* Recorded information
·····

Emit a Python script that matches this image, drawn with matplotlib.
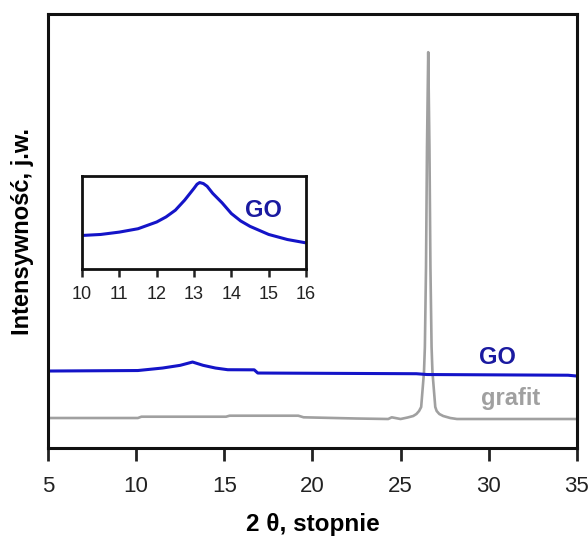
import numpy as np
import matplotlib.pyplot as plt

plt.rcParams['font.family'] = ['Liberation Sans', 'DejaVu Sans']

# main pattern: GO (blue) and graphite (grey), intensity in arbitrary units
go_x = [5, 10.1, 11.5, 12.5, 13.2, 13.8, 14.5, 15.2, 16.7, 16.9, 25.9, 26.5, 34.5, 35]
go_y = [77, 77.5, 80, 82.7, 86, 82.7, 80, 78.3, 78.2, 75, 74.3, 73.5, 72.8, 72]

grafit_x = [5, 10.1, 10.3, 15.1, 15.3, 19.2, 19.5, 22.5, 24.3, 24.5, 25.0, 25.4, 25.72,
            25.9, 26.05, 26.17, 26.33, 26.38, 26.445, 26.50, 26.57, 26.64, 26.695,
            26.76, 26.81, 26.97, 27.05, 27.2, 27.42, 27.82, 28.2, 35]
grafit_y = [30, 30, 31.3, 31.3, 32.3, 32.3, 30.7, 29.5, 29, 30.7, 29, 30.5, 32,
            34, 37, 41, 76, 101, 181, 300, 396, 300, 181,
            101, 76, 41, 37, 34, 32, 30, 29, 29]

# inset: GO peak around 13 deg
inset_x = [10, 10.5, 11, 11.5, 12, 12.25, 12.5, 12.75, 13.0, 13.08, 13.15, 13.25,
           13.35, 13.5, 13.75, 14, 14.25, 14.5, 15, 15.5, 16]
inset_y = [100, 103, 110, 120, 140, 155, 175, 205, 240, 252, 257, 254,
           246, 225, 197, 165, 143, 127, 103, 88, 78]

main_ticks = [5, 10, 15, 20, 25, 30, 35]
inset_ticks = [10, 11, 12, 13, 14, 15, 16]

blue = '#1414c8'
dark_blue = '#1a1aa0'
grey = '#a0a0a0'

fig = plt.figure(figsize=(5.88, 5.46), dpi=100)
ax = fig.add_axes([0.0816, 0.1795, 0.8994, 0.7945])
ax.plot(grafit_x, grafit_y, color=grey, lw=1.9, solid_joinstyle='round')
ax.plot(go_x, go_y, color=blue, lw=2.2)
ax.set_xlim(5, 35)
ax.set_ylim(0, 434)
ax.set_xticks(main_ticks)
ax.set_yticks([])
ax.tick_params(axis='x', direction='out', length=9, width=2, pad=11, labelsize=16,
               colors='#222222')
for s in ax.spines.values():
    s.set_linewidth(2.2)
    s.set_color('#111111')
ax.set_xlabel('2 θ, stopnie', fontsize=17.5, fontweight='bold', labelpad=12)
ax.set_ylabel('Intensywność, j.w.', fontsize=17, fontweight='bold', labelpad=10)
ax.text(30.5, 91, 'GO', color=dark_blue, fontsize=17, fontweight='bold',
        ha='center', va='center')
ax.text(31.25, 50, 'grafit', color=grey, fontsize=17, fontweight='bold',
        ha='center', va='center')

# inset with the GO peak
ins = fig.add_axes([0.1395, 0.507, 0.381, 0.171])
ins.plot(inset_x, inset_y, color=blue, lw=2.2)
ins.set_xlim(10, 16)
ins.set_ylim(0, 277)
ins.set_xticks(inset_ticks)
ins.set_yticks([])
ins.tick_params(axis='x', direction='out', length=6, width=1.8, pad=6, labelsize=13,
                colors='#222222')
for s in ins.spines.values():
    s.set_linewidth(2)
    s.set_color('#111111')
ins.text(14.85, 175, 'GO', color=dark_blue, fontsize=17, fontweight='bold',
         ha='center', va='center')

fig.savefig('out.png', dpi=100)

·····

* Your goal
Take the lines from the start of the material to the line with "73.5, 72.8, 72]", both included, and transcribe them exactly without the pictures.

* Solution to the problem
Emit a Python script that matches this image, drawn with matplotlib.
import numpy as np
import matplotlib.pyplot as plt

plt.rcParams['font.family'] = ['Liberation Sans', 'DejaVu Sans']

# main pattern: GO (blue) and graphite (grey), intensity in arbitrary units
go_x = [5, 10.1, 11.5, 12.5, 13.2, 13.8, 14.5, 15.2, 16.7, 16.9, 25.9, 26.5, 34.5, 35]
go_y = [77, 77.5, 80, 82.7, 86, 82.7, 80, 78.3, 78.2, 75, 74.3, 73.5, 72.8, 72]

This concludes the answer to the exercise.